Carry none of the pictures over; set down the material below exactly.

DATA LINES:
-*-*-
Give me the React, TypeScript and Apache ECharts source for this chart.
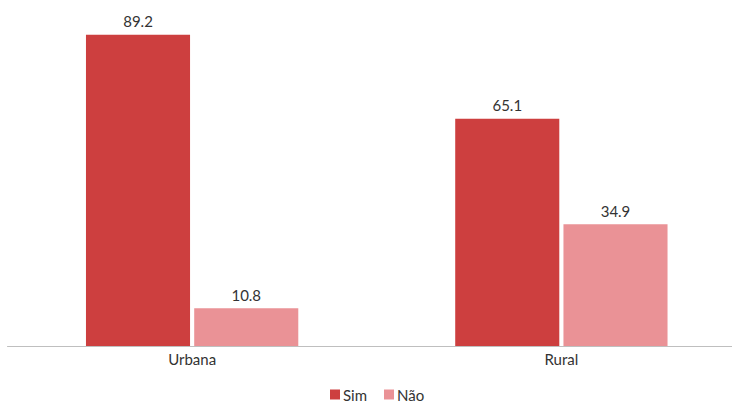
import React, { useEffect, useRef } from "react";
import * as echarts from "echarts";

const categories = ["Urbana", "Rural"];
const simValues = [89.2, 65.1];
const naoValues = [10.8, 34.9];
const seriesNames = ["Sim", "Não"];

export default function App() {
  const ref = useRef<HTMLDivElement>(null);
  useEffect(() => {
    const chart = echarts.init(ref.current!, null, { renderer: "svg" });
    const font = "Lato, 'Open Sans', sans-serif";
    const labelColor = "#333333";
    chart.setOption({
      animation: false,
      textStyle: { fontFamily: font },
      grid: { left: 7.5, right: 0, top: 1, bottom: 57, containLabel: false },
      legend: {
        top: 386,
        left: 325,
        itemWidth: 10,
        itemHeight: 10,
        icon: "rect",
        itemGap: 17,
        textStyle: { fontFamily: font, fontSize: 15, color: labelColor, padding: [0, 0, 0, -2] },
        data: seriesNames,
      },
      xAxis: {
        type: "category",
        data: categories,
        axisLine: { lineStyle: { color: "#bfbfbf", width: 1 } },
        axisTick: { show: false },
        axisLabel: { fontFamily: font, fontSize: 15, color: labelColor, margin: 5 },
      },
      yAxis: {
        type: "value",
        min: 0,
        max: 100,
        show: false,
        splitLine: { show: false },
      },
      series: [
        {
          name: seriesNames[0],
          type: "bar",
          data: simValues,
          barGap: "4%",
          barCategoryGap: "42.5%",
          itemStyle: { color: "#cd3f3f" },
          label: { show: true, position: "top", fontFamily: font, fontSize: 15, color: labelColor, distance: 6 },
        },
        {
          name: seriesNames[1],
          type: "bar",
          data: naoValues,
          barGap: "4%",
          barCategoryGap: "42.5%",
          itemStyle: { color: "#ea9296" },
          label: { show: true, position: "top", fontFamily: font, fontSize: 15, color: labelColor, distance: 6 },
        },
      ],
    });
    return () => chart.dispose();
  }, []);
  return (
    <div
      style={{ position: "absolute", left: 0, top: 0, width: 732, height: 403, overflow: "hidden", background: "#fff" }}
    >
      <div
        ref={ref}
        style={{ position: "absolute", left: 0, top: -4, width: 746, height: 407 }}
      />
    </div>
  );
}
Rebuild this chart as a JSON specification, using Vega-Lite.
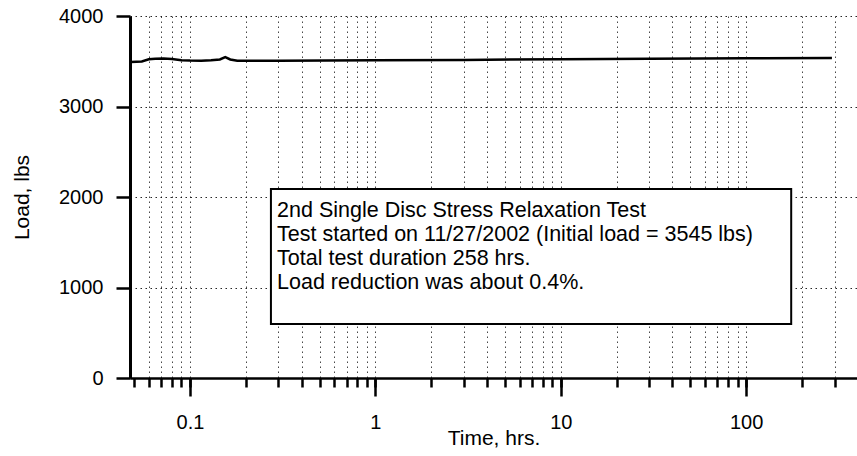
-*-*-
SOLUTION FOR THIS EXERCISE:
Give me the React, TypeScript and Apache ECharts source for this chart.
import React, { useEffect, useRef } from "react";
import * as echarts from "echarts";

const categories = ["Urbana", "Rural"];
const simValues = [89.2, 65.1];
const naoValues = [10.8, 34.9];
const seriesNames = ["Sim", "Não"];

export default function App() {
  const ref = useRef<HTMLDivElement>(null);
  useEffect(() => {
    const chart = echarts.init(ref.current!, null, { renderer: "svg" });
    const font = "Lato, 'Open Sans', sans-serif";
    const labelColor = "#333333";
    chart.setOption({
      animation: false,
      textStyle: { fontFamily: font },
      grid: { left: 7.5, right: 0, top: 1, bottom: 57, containLabel: false },
      legend: {
        top: 386,
        left: 325,
        itemWidth: 10,
        itemHeight: 10,
        icon: "rect",
        itemGap: 17,
        textStyle: { fontFamily: font, fontSize: 15, color: labelColor, padding: [0, 0, 0, -2] },
        data: seriesNames,
      },
      xAxis: {
        type: "category",
        data: categories,
        axisLine: { lineStyle: { color: "#bfbfbf", width: 1 } },
        axisTick: { show: false },
        axisLabel: { fontFamily: font, fontSize: 15, color: labelColor, margin: 5 },
      },
      yAxis: {
        type: "value",
        min: 0,
        max: 100,
        show: false,
        splitLine: { show: false },
      },
      series: [
        {
          name: seriesNames[0],
          type: "bar",
          data: simValues,
          barGap: "4%",
          barCategoryGap: "42.5%",
          itemStyle: { color: "#cd3f3f" },
          label: { show: true, position: "top", fontFamily: font, fontSize: 15, color: labelColor, distance: 6 },
        },
        {
          name: seriesNames[1],
          type: "bar",
          data: naoValues,
          barGap: "4%",
          barCategoryGap: "42.5%",
          itemStyle: { color: "#ea9296" },
          label: { show: true, position: "top", fontFamily: font, fontSize: 15, color: labelColor, distance: 6 },
        },
      ],
    });
    return () => chart.dispose();
  }, []);
  return (
    <div
      style={{ position: "absolute", left: 0, top: 0, width: 732, height: 403, overflow: "hidden", background: "#fff" }}
    >
      <div
        ref={ref}
        style={{ position: "absolute", left: 0, top: -4, width: 746, height: 407 }}
      />
    </div>
  );
}
Rebuild this chart as a JSON specification, using Vega-Lite.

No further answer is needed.